■ **What is needed**: Give the data again, word for word.

■ **Material provided**:
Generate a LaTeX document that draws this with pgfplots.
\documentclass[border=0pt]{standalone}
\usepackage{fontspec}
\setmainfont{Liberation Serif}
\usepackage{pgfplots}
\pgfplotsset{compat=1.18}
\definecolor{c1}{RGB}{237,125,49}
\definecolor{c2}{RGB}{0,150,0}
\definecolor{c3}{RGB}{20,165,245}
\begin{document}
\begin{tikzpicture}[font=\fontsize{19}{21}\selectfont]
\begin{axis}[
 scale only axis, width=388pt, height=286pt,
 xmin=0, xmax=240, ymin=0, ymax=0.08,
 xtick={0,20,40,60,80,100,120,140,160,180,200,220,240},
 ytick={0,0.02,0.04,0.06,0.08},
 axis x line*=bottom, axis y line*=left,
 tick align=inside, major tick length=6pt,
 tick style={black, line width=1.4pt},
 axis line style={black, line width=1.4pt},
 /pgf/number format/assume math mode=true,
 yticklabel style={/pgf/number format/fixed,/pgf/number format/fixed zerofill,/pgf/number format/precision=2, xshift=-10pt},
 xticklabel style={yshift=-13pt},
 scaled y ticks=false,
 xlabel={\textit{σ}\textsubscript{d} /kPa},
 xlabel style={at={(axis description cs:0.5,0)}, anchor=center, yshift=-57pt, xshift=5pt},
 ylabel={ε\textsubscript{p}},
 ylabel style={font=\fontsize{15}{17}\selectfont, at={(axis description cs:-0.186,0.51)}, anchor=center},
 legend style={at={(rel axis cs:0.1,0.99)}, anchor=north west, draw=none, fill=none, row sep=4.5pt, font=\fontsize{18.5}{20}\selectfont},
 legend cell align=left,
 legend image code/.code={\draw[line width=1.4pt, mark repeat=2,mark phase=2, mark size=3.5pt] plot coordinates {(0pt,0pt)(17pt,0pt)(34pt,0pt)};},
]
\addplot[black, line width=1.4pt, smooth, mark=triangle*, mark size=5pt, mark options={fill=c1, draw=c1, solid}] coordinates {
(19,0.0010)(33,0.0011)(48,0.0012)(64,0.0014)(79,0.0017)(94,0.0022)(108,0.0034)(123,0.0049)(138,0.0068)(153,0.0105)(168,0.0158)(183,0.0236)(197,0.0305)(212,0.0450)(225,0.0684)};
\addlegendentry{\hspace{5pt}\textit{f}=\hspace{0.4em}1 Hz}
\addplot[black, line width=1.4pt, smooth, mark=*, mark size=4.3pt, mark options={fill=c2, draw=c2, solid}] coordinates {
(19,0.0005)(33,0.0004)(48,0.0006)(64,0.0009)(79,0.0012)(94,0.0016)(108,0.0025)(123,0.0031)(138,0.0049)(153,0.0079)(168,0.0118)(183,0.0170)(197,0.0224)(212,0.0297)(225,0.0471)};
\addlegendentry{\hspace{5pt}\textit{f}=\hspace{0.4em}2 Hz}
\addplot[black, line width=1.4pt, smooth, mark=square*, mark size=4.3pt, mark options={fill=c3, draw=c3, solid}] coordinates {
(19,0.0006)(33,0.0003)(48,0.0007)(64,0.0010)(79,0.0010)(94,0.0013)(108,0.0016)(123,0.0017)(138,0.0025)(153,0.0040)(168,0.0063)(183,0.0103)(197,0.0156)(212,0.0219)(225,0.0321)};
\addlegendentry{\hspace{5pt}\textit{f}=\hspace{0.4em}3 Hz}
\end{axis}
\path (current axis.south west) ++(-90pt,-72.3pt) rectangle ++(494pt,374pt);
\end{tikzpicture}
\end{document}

■ **Written answer**:
Generate a LaTeX document that draws this with pgfplots.
\documentclass[border=0pt]{standalone}
\usepackage{fontspec}
\setmainfont{Liberation Serif}
\usepackage{pgfplots}
\pgfplotsset{compat=1.18}
\definecolor{c1}{RGB}{237,125,49}
\definecolor{c2}{RGB}{0,150,0}
\definecolor{c3}{RGB}{20,165,245}
\begin{document}
\begin{tikzpicture}[font=\fontsize{19}{21}\selectfont]
\begin{axis}[
 scale only axis, width=388pt, height=286pt,
 xmin=0, xmax=240, ymin=0, ymax=0.08,
 xtick={0,20,40,60,80,100,120,140,160,180,200,220,240},
 ytick={0,0.02,0.04,0.06,0.08},
 axis x line*=bottom, axis y line*=left,
 tick align=inside, major tick length=6pt,
 tick style={black, line width=1.4pt},
 axis line style={black, line width=1.4pt},
 /pgf/number format/assume math mode=true,
 yticklabel style={/pgf/number format/fixed,/pgf/number format/fixed zerofill,/pgf/number format/precision=2, xshift=-10pt},
 xticklabel style={yshift=-13pt},
 scaled y ticks=false,
 xlabel={\textit{σ}\textsubscript{d} /kPa},
 xlabel style={at={(axis description cs:0.5,0)}, anchor=center, yshift=-57pt, xshift=5pt},
 ylabel={ε\textsubscript{p}},
 ylabel style={font=\fontsize{15}{17}\selectfont, at={(axis description cs:-0.186,0.51)}, anchor=center},
 legend style={at={(rel axis cs:0.1,0.99)}, anchor=north west, draw=none, fill=none, row sep=4.5pt, font=\fontsize{18.5}{20}\selectfont},
 legend cell align=left,
 legend image code/.code={\draw[line width=1.4pt, mark repeat=2,mark phase=2, mark size=3.5pt] plot coordinates {(0pt,0pt)(17pt,0pt)(34pt,0pt)};},
]
\addplot[black, line width=1.4pt, smooth, mark=triangle*, mark size=5pt, mark options={fill=c1, draw=c1, solid}] coordinates {
(19,0.0010)(33,0.0011)(48,0.0012)(64,0.0014)(79,0.0017)(94,0.0022)(108,0.0034)(123,0.0049)(138,0.0068)(153,0.0105)(168,0.0158)(183,0.0236)(197,0.0305)(212,0.0450)(225,0.0684)};
\addlegendentry{\hspace{5pt}\textit{f}=\hspace{0.4em}1 Hz}
\addplot[black, line width=1.4pt, smooth, mark=*, mark size=4.3pt, mark options={fill=c2, draw=c2, solid}] coordinates {
(19,0.0005)(33,0.0004)(48,0.0006)(64,0.0009)(79,0.0012)(94,0.0016)(108,0.0025)(123,0.0031)(138,0.0049)(153,0.0079)(168,0.0118)(183,0.0170)(197,0.0224)(212,0.0297)(225,0.0471)};
\addlegendentry{\hspace{5pt}\textit{f}=\hspace{0.4em}2 Hz}
\addplot[black, line width=1.4pt, smooth, mark=square*, mark size=4.3pt, mark options={fill=c3, draw=c3, solid}] coordinates {
(19,0.0006)(33,0.0003)(48,0.0007)(64,0.0010)(79,0.0010)(94,0.0013)(108,0.0016)(123,0.0017)(138,0.0025)(153,0.0040)(168,0.0063)(183,0.0103)(197,0.0156)(212,0.0219)(225,0.0321)};
\addlegendentry{\hspace{5pt}\textit{f}=\hspace{0.4em}3 Hz}
\end{axis}
\path (current axis.south west) ++(-90pt,-72.3pt) rectangle ++(494pt,374pt);
\end{tikzpicture}
\end{document}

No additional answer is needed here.